Thermal Properties of 2D Dirac Materials MN(4) (M = Be and Mg): A First-Principles Study

[Image: see text] Recently, a novel two-dimensional (2D) Dirac material BeN(4) monolayer has been fabricated experimentally through high-pressure synthesis. In this work, we investigate the thermal properties of a new class of 2D materials with a chemical formula of MN(4) (M = Be and Mg) using first-principles calculations. First, the cohesive energy and phonon dispersion curve confirm the dynamical stability of BeN(4) and MgN(4) monolayers. Besides, BeN(4) and MgN(4) monolayers have the anisotropic lattice thermal conductivities of 842.75 (615.97) W m(–1) K(–1) and 52.66 (21.76) W m(–1) K(–1) along the armchair (zigzag) direction, respectively.
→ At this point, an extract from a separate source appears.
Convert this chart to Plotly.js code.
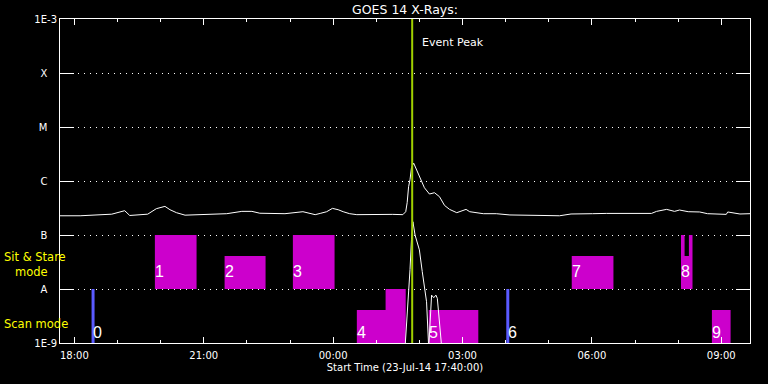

The main contribution of the lattice thermal conductivities of BeN(4) and MgN(4) monolayers are from the low frequency phonon branches. Moreover, the average phonon heat capacity, phonon group velocity, and phonon lifetime of BeN(4) monolayer are 3.54 × 10(5) J K(–1) m(–3), 3.61 km s(–1), and 13.64 ps, which are larger than those of MgN(4) monolayer (3.42 × 10(5) J K(–1) m(–3), 3.27 km s(–1), and 1.70 ps), indicating the larger lattice thermal conductivities of BeN(4) monolayer. Furthermore, the mode weighted accumulative Grüneisen parameters (MWGPs) of BeN(4) and MgN(4) monolayers are 2.84 and 5.62, which proves that MgN(4) monolayer has stronger phonon scattering. This investigation will enhance an understanding of thermal properties of MN(4) monolayers and drive the applications of MN(4) monolayers in nanoelectronic devices.